GIVEN INFORMATION:
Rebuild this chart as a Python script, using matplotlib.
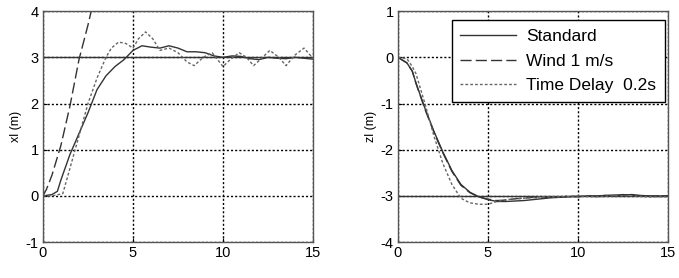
import numpy as np
import matplotlib.pyplot as plt

plt.rcParams['font.family'] = ['Liberation Sans', 'DejaVu Sans']
plt.rcParams['axes.unicode_minus'] = False

# time axis (s)
t_std = [0, 0.5, 0.8, 1.0, 1.5, 2.0, 2.5, 3.0, 3.5, 4.0, 4.5, 5.0, 5.5, 6.0, 6.5, 7.0,
         7.5, 8.0, 8.5, 9.0, 9.5, 10.0, 10.5, 11.0, 11.5, 12.0, 12.5, 13.0, 13.5, 14.0, 14.5, 15.0]
xl_std = [0, 0.03, 0.1, 0.35, 0.9, 1.35, 1.8, 2.3, 2.6, 2.8, 2.95, 3.15, 3.25, 3.22, 3.2, 3.25,
          3.2, 3.12, 3.12, 3.1, 3.03, 3.0, 3.03, 3.02, 2.97, 2.95, 3.0, 2.98, 2.97, 3.0, 2.98, 2.96]

t_wind = [0, 0.2, 0.5, 1.0, 1.5, 2.0, 2.5, 2.8]
xl_wind = [0, 0.15, 0.45, 1.1, 1.95, 2.95, 3.7, 4.2]

t_del = [0, 0.5, 1.1, 1.5, 2.0, 2.5, 3.0, 3.5, 3.8, 4.2, 4.6, 5.0, 5.3, 5.7, 6.1, 6.5, 7.0,
         7.5, 8.0, 8.4, 8.9, 9.4, 10.0, 10.4, 10.9, 11.3, 11.7, 12.2, 12.6, 13.1, 13.5, 14.0, 14.5, 15.0]
xl_del = [0, 0.0, 0.05, 0.6, 1.3, 2.0, 2.55, 3.0, 3.2, 3.33, 3.3, 3.2, 3.4, 3.55, 3.4, 3.15, 3.2,
          3.1, 2.9, 2.82, 3.0, 3.1, 2.8, 2.95, 3.1, 3.0, 2.82, 3.0, 3.15, 3.0, 2.82, 3.05, 3.2, 2.98]

zl_std = [0, -0.12, -0.3, -0.55, -1.1, -1.6, -2.05, -2.45, -2.75, -2.92, -3.02, -3.08, -3.12, -3.12, -3.11, -3.1,
          -3.08, -3.06, -3.04, -3.03, -3.02, -3.01, -3.0, -3.0, -2.99, -2.98, -2.98, -2.97, -2.99, -3.0, -3.0, -3.0]
zl_wind = [0, -0.12, -0.3, -0.56, -1.12, -1.62, -2.07, -2.47, -2.77, -2.93, -3.02, -3.07, -3.1, -3.09, -3.06, -3.05,
           -3.03, -3.05, -3.02, -3.03, -3.0, -3.02, -3.0, -3.01, -2.99, -3.0, -2.97, -2.99, -3.0, -3.01, -3.0, -3.0]
t_zdel = [0, 0.5, 0.8, 1.0, 1.5, 2.0, 2.5, 3.0, 3.5, 4.0, 4.5, 5.0, 5.5, 6.0, 7.0, 8.0, 9.0, 10.0, 11.0, 12.0, 13.0, 14.0, 15.0]
zl_del = [0, -0.03, -0.2, -0.35, -1.0, -1.7, -2.3, -2.75, -3.05, -3.15, -3.18, -3.18, -3.12, -3.08, -3.05, -3.02, -3.02,
          -3.0, -3.02, -3.0, -3.0, -3.02, -3.02]

x_ref = 3
z_ref = -3

fig = plt.figure(figsize=(6.79, 2.78), dpi=100)
ax1 = fig.add_axes([0.0633, 0.129, 0.3977, 0.831])
ax2 = fig.add_axes([0.586, 0.129, 0.3977, 0.831])

def style(ax, ylim, yticks, ylabel):
    ax.set_xlim(0, 15)
    ax.set_ylim(*ylim)
    ax.set_xticks([0, 5, 10, 15])
    ax.set_yticks(yticks)
    ax.grid(True, color='black', linestyle=(0, (1.5, 1.5)), linewidth=1.0)
    ax.tick_params(direction='in', length=3, labelsize=10.5, pad=3)
    ax.set_ylabel(ylabel, fontsize=9, labelpad=3)
    for s in ax.spines.values():
        s.set_color('#555555')
        s.set_linewidth(1.0)

ax1.axhline(x_ref, color='#333333', linewidth=1.0)
ax1.plot(t_std, xl_std, color='#333333', linewidth=1.0)
ax1.plot(t_wind, xl_wind, color='#333333', linewidth=1.0, linestyle=(0, (8, 3)))
ax1.plot(t_del, xl_del, color='#666666', linewidth=1.0, linestyle=(0, (2, 1.5)))
style(ax1, (-1, 4), [-1, 0, 1, 2, 3, 4], 'xl (m)')

ax2.axhline(z_ref, color='#333333', linewidth=1.0)
l1, = ax2.plot(t_std, zl_std, color='#333333', linewidth=1.0)
l2, = ax2.plot(t_std, zl_wind, color='#333333', linewidth=1.0, linestyle=(0, (8, 3)))
l3, = ax2.plot(t_zdel, zl_del, color='#666666', linewidth=1.0, linestyle=(0, (2, 1.5)))
style(ax2, (-4, 1), [-4, -3, -2, -1, 0, 1], 'zl (m)')

leg = ax2.legend([l1, l2, l3], ['Standard', 'Wind 1 m/s', 'Time Delay  0.2s'],
                 loc='upper right', bbox_to_anchor=(0.989, 0.961), borderaxespad=0,
                 fontsize=12.5, fancybox=False, framealpha=1, edgecolor='black',
                 handlelength=3.2, handletextpad=0.6, borderpad=0.5, labelspacing=0.55)
leg.get_frame().set_linewidth(1.0)

fig.savefig('out.png', dpi=100)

REQUIRED WORK:
Write the lines above out again exactly, without any of their pictures.

COMPLETE OUTPUT:
Rebuild this chart as a Python script, using matplotlib.
import numpy as np
import matplotlib.pyplot as plt

plt.rcParams['font.family'] = ['Liberation Sans', 'DejaVu Sans']
plt.rcParams['axes.unicode_minus'] = False

# time axis (s)
t_std = [0, 0.5, 0.8, 1.0, 1.5, 2.0, 2.5, 3.0, 3.5, 4.0, 4.5, 5.0, 5.5, 6.0, 6.5, 7.0,
         7.5, 8.0, 8.5, 9.0, 9.5, 10.0, 10.5, 11.0, 11.5, 12.0, 12.5, 13.0, 13.5, 14.0, 14.5, 15.0]
xl_std = [0, 0.03, 0.1, 0.35, 0.9, 1.35, 1.8, 2.3, 2.6, 2.8, 2.95, 3.15, 3.25, 3.22, 3.2, 3.25,
          3.2, 3.12, 3.12, 3.1, 3.03, 3.0, 3.03, 3.02, 2.97, 2.95, 3.0, 2.98, 2.97, 3.0, 2.98, 2.96]

t_wind = [0, 0.2, 0.5, 1.0, 1.5, 2.0, 2.5, 2.8]
xl_wind = [0, 0.15, 0.45, 1.1, 1.95, 2.95, 3.7, 4.2]

t_del = [0, 0.5, 1.1, 1.5, 2.0, 2.5, 3.0, 3.5, 3.8, 4.2, 4.6, 5.0, 5.3, 5.7, 6.1, 6.5, 7.0,
         7.5, 8.0, 8.4, 8.9, 9.4, 10.0, 10.4, 10.9, 11.3, 11.7, 12.2, 12.6, 13.1, 13.5, 14.0, 14.5, 15.0]
xl_del = [0, 0.0, 0.05, 0.6, 1.3, 2.0, 2.55, 3.0, 3.2, 3.33, 3.3, 3.2, 3.4, 3.55, 3.4, 3.15, 3.2,
          3.1, 2.9, 2.82, 3.0, 3.1, 2.8, 2.95, 3.1, 3.0, 2.82, 3.0, 3.15, 3.0, 2.82, 3.05, 3.2, 2.98]

zl_std = [0, -0.12, -0.3, -0.55, -1.1, -1.6, -2.05, -2.45, -2.75, -2.92, -3.02, -3.08, -3.12, -3.12, -3.11, -3.1,
          -3.08, -3.06, -3.04, -3.03, -3.02, -3.01, -3.0, -3.0, -2.99, -2.98, -2.98, -2.97, -2.99, -3.0, -3.0, -3.0]
zl_wind = [0, -0.12, -0.3, -0.56, -1.12, -1.62, -2.07, -2.47, -2.77, -2.93, -3.02, -3.07, -3.1, -3.09, -3.06, -3.05,
           -3.03, -3.05, -3.02, -3.03, -3.0, -3.02, -3.0, -3.01, -2.99, -3.0, -2.97, -2.99, -3.0, -3.01, -3.0, -3.0]
t_zdel = [0, 0.5, 0.8, 1.0, 1.5, 2.0, 2.5, 3.0, 3.5, 4.0, 4.5, 5.0, 5.5, 6.0, 7.0, 8.0, 9.0, 10.0, 11.0, 12.0, 13.0, 14.0, 15.0]
zl_del = [0, -0.03, -0.2, -0.35, -1.0, -1.7, -2.3, -2.75, -3.05, -3.15, -3.18, -3.18, -3.12, -3.08, -3.05, -3.02, -3.02,
          -3.0, -3.02, -3.0, -3.0, -3.02, -3.02]

x_ref = 3
z_ref = -3

fig = plt.figure(figsize=(6.79, 2.78), dpi=100)
ax1 = fig.add_axes([0.0633, 0.129, 0.3977, 0.831])
ax2 = fig.add_axes([0.586, 0.129, 0.3977, 0.831])

def style(ax, ylim, yticks, ylabel):
    ax.set_xlim(0, 15)
    ax.set_ylim(*ylim)
    ax.set_xticks([0, 5, 10, 15])
    ax.set_yticks(yticks)
    ax.grid(True, color='black', linestyle=(0, (1.5, 1.5)), linewidth=1.0)
    ax.tick_params(direction='in', length=3, labelsize=10.5, pad=3)
    ax.set_ylabel(ylabel, fontsize=9, labelpad=3)
    for s in ax.spines.values():
        s.set_color('#555555')
        s.set_linewidth(1.0)

ax1.axhline(x_ref, color='#333333', linewidth=1.0)
ax1.plot(t_std, xl_std, color='#333333', linewidth=1.0)
ax1.plot(t_wind, xl_wind, color='#333333', linewidth=1.0, linestyle=(0, (8, 3)))
ax1.plot(t_del, xl_del, color='#666666', linewidth=1.0, linestyle=(0, (2, 1.5)))
style(ax1, (-1, 4), [-1, 0, 1, 2, 3, 4], 'xl (m)')

ax2.axhline(z_ref, color='#333333', linewidth=1.0)
l1, = ax2.plot(t_std, zl_std, color='#333333', linewidth=1.0)
l2, = ax2.plot(t_std, zl_wind, color='#333333', linewidth=1.0, linestyle=(0, (8, 3)))
l3, = ax2.plot(t_zdel, zl_del, color='#666666', linewidth=1.0, linestyle=(0, (2, 1.5)))
style(ax2, (-4, 1), [-4, -3, -2, -1, 0, 1], 'zl (m)')

leg = ax2.legend([l1, l2, l3], ['Standard', 'Wind 1 m/s', 'Time Delay  0.2s'],
                 loc='upper right', bbox_to_anchor=(0.989, 0.961), borderaxespad=0,
                 fontsize=12.5, fancybox=False, framealpha=1, edgecolor='black',
                 handlelength=3.2, handletextpad=0.6, borderpad=0.5, labelspacing=0.55)
leg.get_frame().set_linewidth(1.0)

fig.savefig('out.png', dpi=100)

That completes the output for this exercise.